Il sindaco di New York ha cominciato una battaglia contro i social network e in difesa della salute mentale dei più giovani
In passato negli Stati Uniti è stata adottata una normativa chiamata Children’s Online Privacy Protection Act (COPPA), che influenza anche le politiche di registrazione dei Social media in molti altri paesi. E, l’anno scorso, il responsabile della salute pubblica dell’amministrazione Biden, Vivek Murhy, aveva lanciato l’allarme dichiarando che i Social presentano forti rischi per i bambini, avvalorando l’ipotesi che ci possa essere un legame fra il tempo trascorso sui Social e la depressione e l’ansia. All’inizio dell’anno, il senatore repubblicano ed ex procuratore generale Josh Hawley ha presentato una misura che fissa a 16 anni il limite di età per l’utilizzo dei Social media. Il suo Mature Act creerebbe un cosiddetto “diritto di azione privato” che renderebbe più facile citare in giudizio le aziende tecnologiche, nel caso in cui dessero a minori di 15 anni la possibilità di aprire un account sui Social media.

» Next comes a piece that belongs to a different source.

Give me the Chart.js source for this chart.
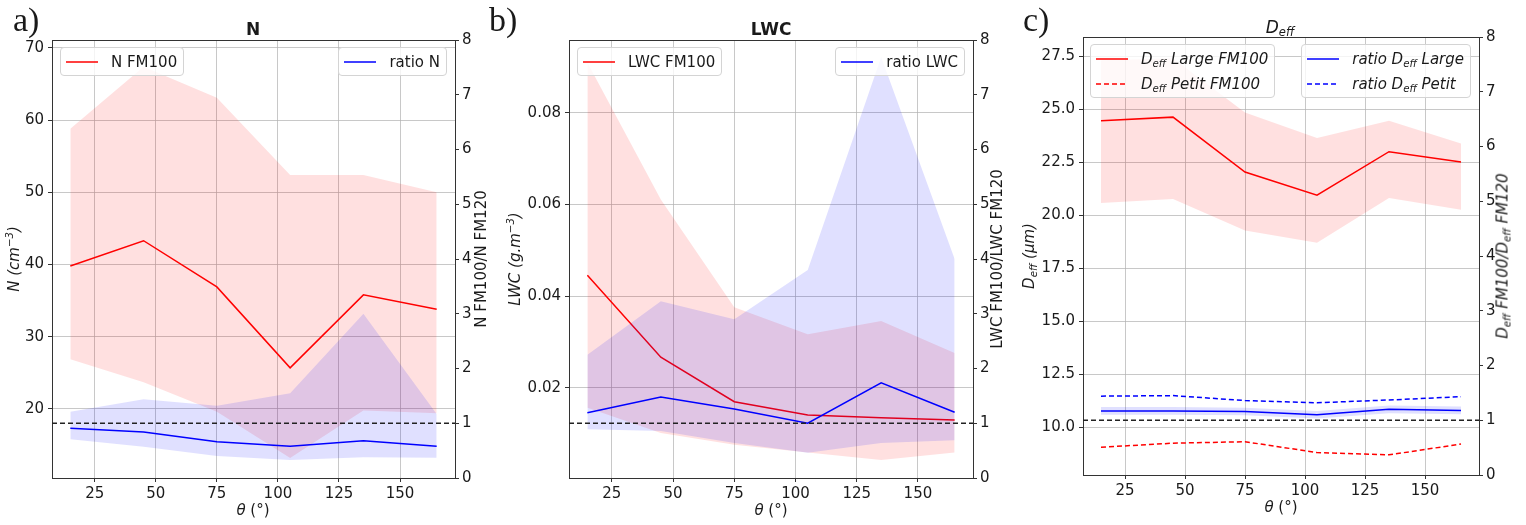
<!DOCTYPE html>
<html>
<head>
<meta charset="utf-8">
<script src="https://cdn.jsdelivr.net/npm/chart.js@4.4.1/dist/chart.umd.min.js"></script>
<style>
body { margin: 0; width: 1526px; height: 525px; background: #fff; position: relative; overflow: hidden; font-family: "DejaVu Sans", sans-serif; color: #1a1a1a; }
canvas { position: absolute; left: 0; top: 0; }
.txt { position: absolute; white-space: nowrap; transform: translate(-50%, -50%); font-size: 15px; line-height: 1; z-index: 5; }
.rot { transform: translate(-50%, -50%) rotate(-90deg); }
.ttl { font-size: 17px; }
.lbl { position: absolute; font-family: "Liberation Serif", serif; font-size: 34px; line-height: 1; z-index: 5; }
.leg { position: absolute; background: rgba(255,255,255,0.8); border: 1px solid #d4d4d4; border-radius: 4px; padding: 1px 6px 1px 5px; font-size: 15px; z-index: 5; }
.row { display: flex; align-items: center; height: 25px; white-space: nowrap; }
.row svg { flex: none; margin-right: 13px; }
sub { font-size: 68%; vertical-align: -0.3em; line-height: 0; }
sup { font-size: 68%; vertical-align: 0.55em; line-height: 0; }
</style>
</head>
<body>
<canvas id="chart_n" width="1526" height="525"></canvas>
<canvas id="chart_lwc" width="1526" height="525"></canvas>
<canvas id="chart_deff" width="1526" height="525"></canvas>

<!-- パネル番号 -->
<div class="lbl" style="left:13px;top:3px">a)</div>
<div class="lbl" style="left:489px;top:3px">b)</div>
<div class="lbl" style="left:1023px;top:3px">c)</div>

<!-- タイトル -->
<div class="txt ttl" style="left:253px;top:29px;font-weight:bold">N</div>
<div class="txt ttl" style="left:771px;top:29px;font-weight:bold">LWC</div>
<div class="txt ttl" style="left:1280px;top:27px"><i>D<sub>eff</sub></i></div>

<!-- 軸ラベル -->
<div class="txt rot" style="left:14px;top:259px"><i>N (cm<sup>−3</sup>)</i></div>
<div class="txt rot" style="left:481px;top:259px">N FM100/N FM120</div>
<div class="txt" style="left:253px;top:510px"><i>θ</i> (°)</div>
<div class="txt rot" style="left:515px;top:259px"><i>LWC (g.m<sup>−3</sup>)</i></div>
<div class="txt rot" style="left:997px;top:259px">LWC FM100/LWC FM120</div>
<div class="txt" style="left:771px;top:510px"><i>θ</i> (°)</div>
<div class="txt rot" style="left:1029px;top:256px"><i>D<sub>eff</sub> (μm)</i></div>
<div class="txt rot" style="left:1503px;top:256px"><i>D<sub>eff</sub> FM100/D<sub>eff</sub> FM120</i></div>
<div class="txt" style="left:1281px;top:507px"><i>θ</i> (°)</div>

<!-- 凡例 -->
<div class="leg" style="left:60px;top:47px">
  <div class="row" data-color="#ff0000">N FM100</div>
</div>
<div class="leg" style="right:1079px;top:47px">
  <div class="row" data-color="#0000ff">ratio N</div>
</div>
<div class="leg" style="left:577px;top:47px">
  <div class="row" data-color="#ff0000">LWC FM100</div>
</div>
<div class="leg" style="right:561px;top:47px">
  <div class="row" data-color="#0000ff">ratio LWC</div>
</div>
<div class="leg" style="left:1090px;top:44px">
  <div class="row" data-color="#ff0000"><i>D<sub>eff</sub> Large FM100</i></div>
  <div class="row" data-color="#ff0000" data-dash="1"><i>D<sub>eff</sub> Petit FM100</i></div>
</div>
<div class="leg" style="right:55px;top:44px">
  <div class="row" data-color="#0000ff"><i>ratio D<sub>eff</sub> Large</i></div>
  <div class="row" data-color="#0000ff" data-dash="1"><i>ratio D<sub>eff</sub> Petit</i></div>
</div>

<script>
// 角度 (°)
const theta = [15, 45, 75, 105, 135, 165];
const thetaMin = 7.5;
const thetaMax = 172.5;
const ratioRef = 1;

// a) N
const nFm100 = [39.8, 43.3, 36.9, 25.7, 35.8, 33.8];
const nFm100Haut = [58.8, 67.4, 63.1, 52.4, 52.4, 50.0];
const nFm100Bas = [26.9, 23.7, 19.6, 13.2, 19.8, 19.4];
const ratioN = [0.91, 0.84, 0.66, 0.58, 0.68, 0.58];
const ratioNHaut = [1.21, 1.44, 1.32, 1.55, 3.00, 1.17];
const ratioNBas = [0.71, 0.57, 0.40, 0.33, 0.38, 0.37];

// b) LWC
const lwcFm100 = [0.0446, 0.0267, 0.0170, 0.0141, 0.0135, 0.0130];
const lwcFm100Haut = [0.0910, 0.0611, 0.0376, 0.0317, 0.0346, 0.0276];
const lwcFm100Bas = [0.0157, 0.0102, 0.0076, 0.0059, 0.0043, 0.0059];
const ratioLwc = [1.19, 1.48, 1.26, 1.00, 1.74, 1.20];
const ratioLwcHaut = [2.25, 3.23, 2.90, 3.80, 7.69, 4.00];
const ratioLwcBas = [0.89, 0.86, 0.64, 0.46, 0.64, 0.69];

// c) Deff
const dLarge = [24.45, 24.62, 22.03, 20.94, 22.99, 22.50];
const dLargeHaut = [27.3, 27.4, 24.84, 23.64, 24.45, 23.38];
const dLargeBas = [20.57, 20.76, 19.27, 18.70, 20.80, 20.25];
const dPetit = [9.05, 9.24, 9.31, 8.80, 8.69, 9.20];
const ratioDLarge = [1.17, 1.17, 1.16, 1.10, 1.20, 1.18];
const ratioDLargeHaut = [1.24, 1.24, 1.23, 1.17, 1.27, 1.25];
const ratioDLargeBas = [1.10, 1.10, 1.09, 1.03, 1.13, 1.11];
const ratioDPetit = [1.44, 1.45, 1.36, 1.32, 1.37, 1.43];

const RED = '#ff0000';
const BLUE = '#0000ff';
const RED_FILL = 'rgba(255, 0, 0, 0.12)';
const BLUE_FILL = 'rgba(0, 0, 255, 0.12)';
const GRID = 'rgba(176, 176, 176, 0.7)';
const AXIS = '#333333';

Chart.defaults.font.family = '"DejaVu Sans", sans-serif';
Chart.defaults.font.size = 15;
Chart.defaults.color = '#1a1a1a';

// 凡例の線サンプルを SVG で追加
document.querySelectorAll('.row').forEach(row => {
    const ns = 'http://www.w3.org/2000/svg';
    const svg = document.createElementNS(ns, 'svg');
    svg.setAttribute('width', '32');
    svg.setAttribute('height', '6');
    const line = document.createElementNS(ns, 'line');
    line.setAttribute('x1', '0');
    line.setAttribute('x2', '32');
    line.setAttribute('y1', '3');
    line.setAttribute('y2', '3');
    line.setAttribute('stroke', row.dataset.color);
    line.setAttribute('stroke-width', '1.5');
    if (row.dataset.dash) line.setAttribute('stroke-dasharray', '5 3');
    svg.appendChild(line);
    row.insertBefore(svg, row.firstChild);
});

// 上側の枠線
const framePlugin = {
    id: 'frame',
    afterDraw(chart) {
        const a = chart.chartArea;
        const ctx = chart.ctx;
        ctx.save();
        ctx.strokeStyle = AXIS;
        ctx.lineWidth = 1;
        ctx.beginPath();
        ctx.moveTo(a.left, a.top + 0.5);
        ctx.lineTo(a.right, a.top + 0.5);
        ctx.stroke();
        ctx.restore();
    }
};

function toPoints(values) {
    return theta.map((t, i) => ({x: t, y: values[i]}));
}

// 折れ線のデータセット
function lineDataset(values, color, axis, dash) {
    return {
        data: toPoints(values),
        borderColor: color,
        borderWidth: 1.5,
        borderDash: dash || [],
        pointRadius: 0,
        fill: false,
        tension: 0,
        yAxisID: axis
    };
}

// 帯 (上限と下限) のデータセット
function bandDatasets(haut, bas, fillColor, axis) {
    return [
        {
            data: toPoints(haut),
            borderColor: 'rgba(0,0,0,0)',
            borderWidth: 1,
            pointRadius: 0,
            backgroundColor: fillColor,
            fill: {target: '+1', above: fillColor, below: fillColor},
            yAxisID: axis
        },
        {
            data: toPoints(bas),
            borderColor: 'rgba(0,0,0,0)',
            borderWidth: 1,
            pointRadius: 0,
            fill: false,
            yAxisID: axis
        }
    ];
}

// 比 = 1 の破線
function refDataset() {
    return {
        data: [{x: thetaMin, y: ratioRef}, {x: thetaMax, y: ratioRef}],
        borderColor: '#222222',
        borderWidth: 1.3,
        borderDash: [5, 3],
        pointRadius: 0,
        fill: false,
        yAxisID: 'y2'
    };
}

// グラフを作成
function createChart(id, area, leftAxis, datasets) {
    const WL = 50, WR = 30, HX = 35;
    new Chart(document.getElementById(id), {
        type: 'line',
        data: {datasets: datasets},
        options: {
            responsive: false,
            animation: false,
            devicePixelRatio: 1,
            events: [],
            layout: {
                padding: {
                    left: area.left - WL,
                    right: 1526 - area.right - WR,
                    top: area.top,
                    bottom: 525 - area.bottom - HX
                }
            },
            plugins: {
                legend: {display: false},
                tooltip: {enabled: false}
            },
            scales: {
                x: {
                    type: 'linear',
                    min: thetaMin,
                    max: thetaMax,
                    afterFit: s => { s.height = HX; },
                    ticks: {stepSize: 25, includeBounds: false, padding: 3, maxRotation: 0, autoSkip: false},
                    grid: {color: GRID, tickColor: AXIS, tickLength: 4},
                    border: {color: AXIS}
                },
                y: {
                    position: 'left',
                    min: leftAxis.min,
                    max: leftAxis.max,
                    afterFit: s => { s.width = WL; },
                    ticks: {
                        stepSize: leftAxis.step,
                        includeBounds: false,
                        padding: 4,
                        autoSkip: false,
                        callback: v => v.toFixed(leftAxis.digits)
                    },
                    grid: {color: GRID, tickColor: AXIS, tickLength: 4},
                    border: {color: AXIS}
                },
                y2: {
                    position: 'right',
                    min: 0,
                    max: 8,
                    afterFit: s => { s.width = WR; },
                    ticks: {stepSize: 1, padding: 3, autoSkip: false},
                    grid: {drawOnChartArea: false, tickColor: AXIS, tickLength: 4},
                    border: {color: AXIS}
                }
            }
        },
        plugins: [framePlugin]
    });
}

// a) N
createChart('chart_n', {left: 52, right: 455, top: 40, bottom: 478},
    {min: 10.44, max: 71.1, step: 10, digits: 0},
    [
        refDataset(),
        lineDataset(ratioN, BLUE, 'y2'),
        ...bandDatasets(ratioNHaut, ratioNBas, BLUE_FILL, 'y2'),
        lineDataset(nFm100, RED, 'y'),
        ...bandDatasets(nFm100Haut, nFm100Bas, RED_FILL, 'y')
    ]);

// b) LWC
createChart('chart_lwc', {left: 569, right: 973, top: 40, bottom: 478},
    {min: 0.00036, max: 0.0959, step: 0.02, digits: 2},
    [
        refDataset(),
        lineDataset(ratioLwc, BLUE, 'y2'),
        ...bandDatasets(ratioLwcHaut, ratioLwcBas, BLUE_FILL, 'y2'),
        lineDataset(lwcFm100, RED, 'y'),
        ...bandDatasets(lwcFm100Haut, lwcFm100Bas, RED_FILL, 'y')
    ]);

// c) Deff
createChart('chart_deff', {left: 1083, right: 1479, top: 37, bottom: 475},
    {min: 7.74, max: 28.4, step: 2.5, digits: 1},
    [
        refDataset(),
        lineDataset(ratioDPetit, BLUE, 'y2', [5, 3]),
        lineDataset(ratioDLarge, BLUE, 'y2'),
        ...bandDatasets(ratioDLargeHaut, ratioDLargeBas, BLUE_FILL, 'y2'),
        lineDataset(dPetit, RED, 'y', [5, 3]),
        lineDataset(dLarge, RED, 'y'),
        ...bandDatasets(dLargeHaut, dLargeBas, RED_FILL, 'y')
    ]);
</script>
</body>
</html>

La strada è ancora lunga per arrivare a definire una legge severa che tuteli bambini e adolescenti dalla dipendenza dai Social
Insomma, qualcosa è stato fatto ma la strada è ancora lunga per arrivare a definire una legge severa che tuteli davvero i bambini e gli adolescenti. Al momento ci sono solo alcune proposte di legge: una bipartisan presentata a fine aprile al Senato degli Stati Uniti che punta a fissare un limite di età a livello nazionale per l’utilizzo dei Social media (divieto ai minori di 12 anni di utilizzare e creare un account) con un programma di verifica dell’età gestito dal governo statunitense e supervisionato dal Dipartimento del commercio; l’altra è il Kids’ Online Safety Act che si ripropone di aggiornare le regole volte a proteggere le attività online dei bambini. L’ultima, d’iniziativa democratica e repubblicana, reintroduce il Earn It Act che elimina le tutele attualmente garantite dalla Sezione 230 del Communications Decency Act (che esonera le aziende online dalla responsabilità per gran parte di ciò che gli utenti pubblicano sulle loro piattaforme) per tutti i siti che pubblicano online contenuti relativi allo sfruttamento sessuale dei minori.